3. Smoking During Pregnancy
Smoking was heavily marketed to both women and doctors during the 1940s and 1950s. The common recommendation was that pregnant women limit their smoking to 4 cigarettes a day, but certainly not quit altogether. Some doctors even encouraged women to smoke during pregnancy in order to “calm their nerves”. ‘Hysteria’ and ‘neurosis’ were believed to be more harmful than cigarette smoke.
Cigarette brands even used doctor endorsement and declarations, such as “noted throat specialists concluded that not one case of throat irritation was due to smoking Camels!” It was only with the publication of Surgeon General’s Report on the link between smoking and lung cancer in 1964 that the public opinion on smoking started to gradually change.
4. Outdoor Baby Cages
The dangling baby cages were invented in 1922 and were especially fashionable in the 1930s. But it all actually began with an 1884 book 'The Care and Feeding of Children' by Dr. Luther Emmett. In his book, Emmett strongly recommends that babies need to be "aired" to "renew and purify the blood."
But not every mom had a garden or a terrace at her disposal, especially not the city-dwelling moms. And so it became an ordinary sight in London and the US to see chicken-coop like cages installed on windows, for infants to relax in. The popularity of baby cages declined by the end of the 1940s, possibly due to safety concerns.
5. Ragamuffin Day AKA Thanksgiving
Up until the 1930s, people used to dress up, run around the streets, and go to costume parties... on Thanksgiving. Basically, Thanksgiving was the early version of Halloween. According to a Los Angeles Times article from November 21, 1987, Thanksgiving was "the busiest time of the year for the manufacturers of and dealers in masks and false faces."
It was a popular custom for kids to dress up in rags and exaggerated beggar costumes and ask the neighbors or adults on the street if they had ‘Anything for Thanksgiving’. In response, the kids usually received pennies, an apple, or a piece of candy. It was called the Ragamuffin Parade, after the raggedy costumes. By 1930, some New Yorkers decided they had enough and deemed the celebration 'incompatible with modernity’.

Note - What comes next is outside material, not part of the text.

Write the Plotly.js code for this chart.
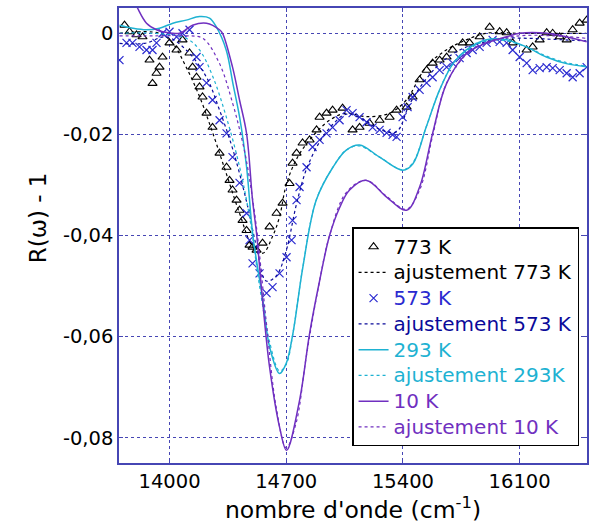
<!DOCTYPE html>
<html>
<head>
<meta charset="utf-8">
<script src="https://cdn.plot.ly/plotly-3.0.1.min.js"></script>
<style>html,body{margin:0;padding:0;background:#fff;}</style>
</head>
<body>
<div id="chart" style="width:589px;height:528px;"></div>
<script>
// ---- data ----
const x773 = [13730,13760,13802,13838,13880,13898,13922,13940,13958,14000,14042,14078,14120,14138,14162,14180,14198,14222,14258,14300,14342,14360,14378,14402,14420,14438,14462,14480,14498,14522,14558,14600,14642,14678,14720,14738,14762,14798,14840,14882,14900,14942,14978,15038,15098,15140,15200,15260,15320,15362,15422,15458,15500,15542,15578,15620,15662,15698,15758,15800,15860,15920,15980,16022,16058,16142,16178,16220,16262,16298,16340,16382,16418,16460,16502];
const y773 = [0.0016,0.0003,-0.0003,-0.0007,-0.0053,-0.0099,-0.0079,-0.0067,-0.0047,-0.0019,-0.0033,-0.0013,-0.0039,-0.0067,-0.0087,-0.0106,-0.0126,-0.0158,-0.0186,-0.0237,-0.0265,-0.0291,-0.0310,-0.0330,-0.0350,-0.0370,-0.0390,-0.0419,-0.0423,-0.0429,-0.0415,-0.0383,-0.0356,-0.0336,-0.0297,-0.0257,-0.0237,-0.0217,-0.0211,-0.0191,-0.0166,-0.0158,-0.0152,-0.0148,-0.0191,-0.0186,-0.0178,-0.0172,-0.0166,-0.0152,-0.0146,-0.0126,-0.0092,-0.0073,-0.0059,-0.0053,-0.0047,-0.0033,-0.0019,-0.0019,-0.0007,0.0012,0.0003,0.0001,-0.0019,-0.0033,-0.0027,-0.0013,0.0001,0.0,-0.0007,-0.0013,0.0007,0.0020,0.0026];

const xFit773 = [13700,13940,14020,14100,14180,14260,14340,14420,14500,14560,14620,14660,14700,14760,14840,14960,15060,15180,15320,15420,15540,15660,15780,15900,16100,16300,16500];
const yFit773 = [0.0,0.0,-0.002,-0.0067,-0.0125,-0.0198,-0.0277,-0.0356,-0.0423,-0.0435,-0.0400,-0.0363,-0.0300,-0.0250,-0.0211,-0.0172,-0.0158,-0.0165,-0.0158,-0.0132,-0.0066,-0.0033,-0.0013,0.0,0.0,0.0,0.0];

const x573 = [13700,13742,13778,13820,13862,13898,13922,13958,14000,14042,14078,14120,14162,14180,14222,14258,14300,14342,14378,14420,14462,14480,14498,14540,14582,14618,14660,14702,14732,14738,14762,14780,14822,14858,14900,14942,14978,15020,15062,15098,15140,15182,15218,15260,15302,15338,15362,15398,15428,15458,15500,15542,15578,15620,15662,15698,15740,15782,15818,15860,15902,15938,15980,16022,16058,16100,16142,16178,16220,16262,16298,16340,16382,16418,16460,16502];
const y573 = [-0.0053,-0.0019,-0.0019,-0.0027,-0.0033,-0.0033,-0.0019,0.0,0.0003,-0.0007,0.0,0.0007,-0.0047,-0.0067,-0.0098,-0.0132,-0.0172,-0.0198,-0.0245,-0.0296,-0.0356,-0.0409,-0.0455,-0.0475,-0.0514,-0.0502,-0.0475,-0.0443,-0.0409,-0.0370,-0.0330,-0.0304,-0.0265,-0.0225,-0.0211,-0.0198,-0.0186,-0.0172,-0.0152,-0.0158,-0.0166,-0.0176,-0.0186,-0.0191,-0.0197,-0.0201,-0.0205,-0.0166,-0.0146,-0.0126,-0.0112,-0.0098,-0.0087,-0.0073,-0.0067,-0.0059,-0.0049,-0.0039,-0.0033,-0.0027,-0.0019,-0.0013,-0.0017,-0.0019,-0.0033,-0.0047,-0.0059,-0.0073,-0.0069,-0.0067,-0.0069,-0.0073,-0.0079,-0.0087,-0.0079,-0.0067];

const xFit573 = [13700,13850,13980,14100,14220,14300,14380,14460,14520,14580,14640,14700,14760,14820,14900,14980,15060,15160,15260,15360,15440,15540,15640,15760,15880,16000,16150,16300,16500];
const yFit573 = [-0.002,-0.002,-0.0007,-0.0033,-0.0086,-0.0152,-0.0230,-0.0330,-0.0420,-0.0490,-0.0480,-0.0430,-0.0340,-0.0270,-0.0215,-0.0180,-0.0160,-0.0170,-0.0190,-0.0195,-0.0140,-0.0090,-0.0055,-0.0030,-0.0018,-0.0010,-0.0010,-0.0012,-0.0015];

const x293 = [13700,13780,13860,13940,14020,14100,14180,14240,14280,14340,14380,14420,14462,14500,14560,14600,14660,14700,14740,14800,14880,14980,15060,15140,15260,15400,15460,15540,15620,15700,15780,15900,16020,16140,16260,16380,16500];
const y293 = [0.0016,0.0010,0.0007,0.0010,0.0020,0.0026,0.0033,0.0030,0.0013,-0.0033,-0.0099,-0.0165,-0.0264,-0.0400,-0.0528,-0.0620,-0.0673,-0.0653,-0.0594,-0.0462,-0.0330,-0.0265,-0.0231,-0.0221,-0.0245,-0.0271,-0.0258,-0.0185,-0.0112,-0.0060,-0.0033,-0.0013,-0.0013,-0.0027,-0.0047,-0.0060,-0.0066];

const xFit293 = [13700,13900,14100,14180,14260,14340,14420,14480,14540,14600,14660,14700,14740,14800,14880,14980,15060,15140,15260,15400,15460,15540,15620,15700,15780,15900,16020,16140,16260,16380,16500];
const yFit293 = [0.0,0.0,-0.001,-0.0033,-0.0086,-0.0165,-0.0264,-0.0363,-0.050,-0.061,-0.0668,-0.0655,-0.0594,-0.0462,-0.0330,-0.0265,-0.0231,-0.0223,-0.0245,-0.0270,-0.0256,-0.0185,-0.0112,-0.0060,-0.0035,-0.0015,-0.0015,-0.0027,-0.0045,-0.0058,-0.0065];

const x10 = [13700,13800,13862,13922,13960,14060,14138,14222,14300,14318,14378,14420,14462,14498,14522,14558,14600,14660,14702,14780,14840,14900,14960,15020,15080,15182,15302,15422,15500,15578,15662,15782,15902,16022,16100,16262,16502];
const y10 = [0.012,0.0055,0.0020,0.0007,0.0003,0.0,0.0016,0.0020,0.0007,0.0,-0.0067,-0.0132,-0.0198,-0.0330,-0.0396,-0.0528,-0.0660,-0.0779,-0.0825,-0.0726,-0.0594,-0.0490,-0.0400,-0.0345,-0.0310,-0.0291,-0.0324,-0.0350,-0.0304,-0.0198,-0.0099,-0.0040,-0.0019,-0.0007,0.0,0.0,-0.0017];

const xFit10 = [13700,13900,14100,14200,14300,14380,14420,14460,14520,14580,14640,14700,14760,14820,14900,14960,15060,15180,15300,15420,15500,15580,15660,15780,15900,16100,16300,16500];
const yFit10 = [-0.0005,-0.0005,-0.0005,-0.001,-0.006,-0.014,-0.019,-0.025,-0.038,-0.057,-0.074,-0.082,-0.077,-0.064,-0.049,-0.040,-0.0315,-0.0291,-0.0322,-0.0348,-0.031,-0.020,-0.010,-0.0042,-0.0018,-0.0005,-0.0005,-0.001];

const xTickVals = [14000,14700,15400,16100];
const xTickText = ['14000','14700','15400','16100'];
const yTickVals = [0,-0.02,-0.04,-0.06,-0.08];
const yTickText = ['0','-0,02','-0,04','-0,06','-0,08'];
const xTitle = "nombre d'onde (cm<sup>-1</sup>)";
const yTitle = 'R(ω) - 1';

// ---- styles ----
const C773 = '#000000', C573 = '#2a2ad0', C573fit = '#0a0a9a', C293 = '#1eb2d2', C10 = '#7030c0';
const AX = '#4646b4';
const FONT = 'DejaVu Sans, Verdana, sans-serif';
const lab = (t, c) => '<span style="color:' + c + ';font-size:20px">' + t + '</span>';

const traces = [
  {x: x773, y: y773, mode: 'markers', name: lab('773 K', C773),
   marker: {symbol: 'triangle-up-open', size: 8, color: C773, line: {width: 1.1, color: C773}}},
  {x: xFit773, y: yFit773, mode: 'lines', name: lab('ajustement 773 K', C773),
   line: {color: C773, dash: 'dot', width: 1.2, shape: 'spline'}},
  {x: x573, y: y573, mode: 'markers', name: lab('573 K', C573),
   marker: {symbol: 'x-thin-open', size: 8, color: C573, line: {width: 1.2, color: C573}}},
  {x: xFit573, y: yFit573, mode: 'lines', name: lab('ajustement 573 K', C573fit),
   line: {color: C573fit, dash: 'dot', width: 1.2, shape: 'spline'}},
  {x: x293, y: y293, mode: 'lines', name: lab('293 K', C293),
   line: {color: C293, width: 1.5, shape: 'spline'}},
  {x: xFit293, y: yFit293, mode: 'lines', name: lab('ajustement 293K', C293),
   line: {color: C293, dash: 'dot', width: 1.2, shape: 'spline'}},
  {x: x10, y: y10, mode: 'lines', name: lab('10 K', C10),
   line: {color: C10, width: 1.5, shape: 'spline'}},
  {x: xFit10, y: yFit10, mode: 'lines', name: lab('ajustement 10 K', C10),
   line: {color: C10, dash: 'dot', width: 1.2, shape: 'spline'}}
];

const layout = {
  width: 589, height: 528,
  margin: {l: 119, r: 2, t: 8, b: 65},
  paper_bgcolor: '#ffffff', plot_bgcolor: '#ffffff',
  font: {family: FONT, size: 19.5, color: '#000'},
  showlegend: true,
  legend: {x: 0.498, y: 0.518, xanchor: 'left', yanchor: 'top',
    bgcolor: '#ffffff', bordercolor: '#000', borderwidth: 1.5,
    font: {family: FONT, size: 17.5}, tracegroupgap: 0, itemwidth: 30},
  xaxis: {range: [13697, 16504], tickmode: 'array', tickvals: xTickVals, ticktext: xTickText,
    showline: true, mirror: 'ticks', linecolor: AX, linewidth: 1.5,
    ticks: 'inside', ticklen: 4, tickcolor: AX,
    showgrid: true, gridcolor: AX, griddash: 'dot', gridwidth: 1, zeroline: false,
    tickfont: {family: FONT, size: 19.5, color: '#000'},
    title: {text: xTitle, font: {family: FONT, size: 23.5, color: '#000'}, standoff: 6}},
  yaxis: {range: [-0.085, 0.005], tickmode: 'array', tickvals: yTickVals, ticktext: yTickText,
    showline: true, mirror: 'ticks', linecolor: AX, linewidth: 1.5,
    ticks: 'inside', ticklen: 4, tickcolor: AX,
    showgrid: true, gridcolor: AX, griddash: 'dot', gridwidth: 1, zeroline: false,
    tickfont: {family: FONT, size: 19.5, color: '#000'}},
  annotations: [{text: yTitle, xref: 'paper', yref: 'paper', x: -0.173, y: 0.538,
    xanchor: 'center', yanchor: 'middle', textangle: -90, showarrow: false,
    font: {family: FONT, size: 23, color: '#000'}}]
};

Plotly.newPlot('chart', traces, layout, {displayModeBar: false, responsive: false});
</script>
</body>
</html>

School Superintendent William J. O'Shea even claimed the habit of ‘annoying adults’ by asking for gifts must stop. However, the door-to-door looking for candy didn’t really disappear rather it became a Halloween tradition. Some of the original Thanksgiving spirit is still alive... through the annual Macy’s Thanksgiving Parade.
6. Radioactive Toys
Children of the 1950s had access to probably the most dangerous play-kit ever. The Gilbert U-238 Atomic Energy Lab was only sold between 1951 and 1952 and had a heavy price tag of $50. It contained four different types of uranium ore, a Geiger counter, a miniature cloud chamber, an electroscope, a spinthariscope, and an educational comic book called “Learn How Dagwood Splits the Atom!”.
Yes, all the materials were real. Kids could conduct their own experiments at home and discover the secrets of radioactive materials. The kit even included a government manual, claiming to help kids discover new sources of uranium and be rewarded $10,000 from the US government. The kit is a much sought after collector’s item today and complete sets can sell for more than 100 times the initial cost.
7. The "Ugly Law"
This may sound like a premise for an apocalyptic movie, but it was, in fact, a very real law that somehow stayed in the books in Chicago for 93 years, according to the Chicago Tribune. In 1881, Chicago alderman James Preevey made it his mission to “rid the city of all street obstructions.”
And by 'obstructions' Preevey meant beggars and the disabled. The official law, which was passed in May of that year, banned anyone who was “diseased, maimed, mutilated, or in any way deformed” from being in the public eye. Beggars could be fined between $1 and $50 (a hefty sum in those days) for ‘breaking’ the law. It continued to be enforced until World War I when public opinion towards the disabled shifted dramatically when veterans started to return home with missing limbs and other battle scars.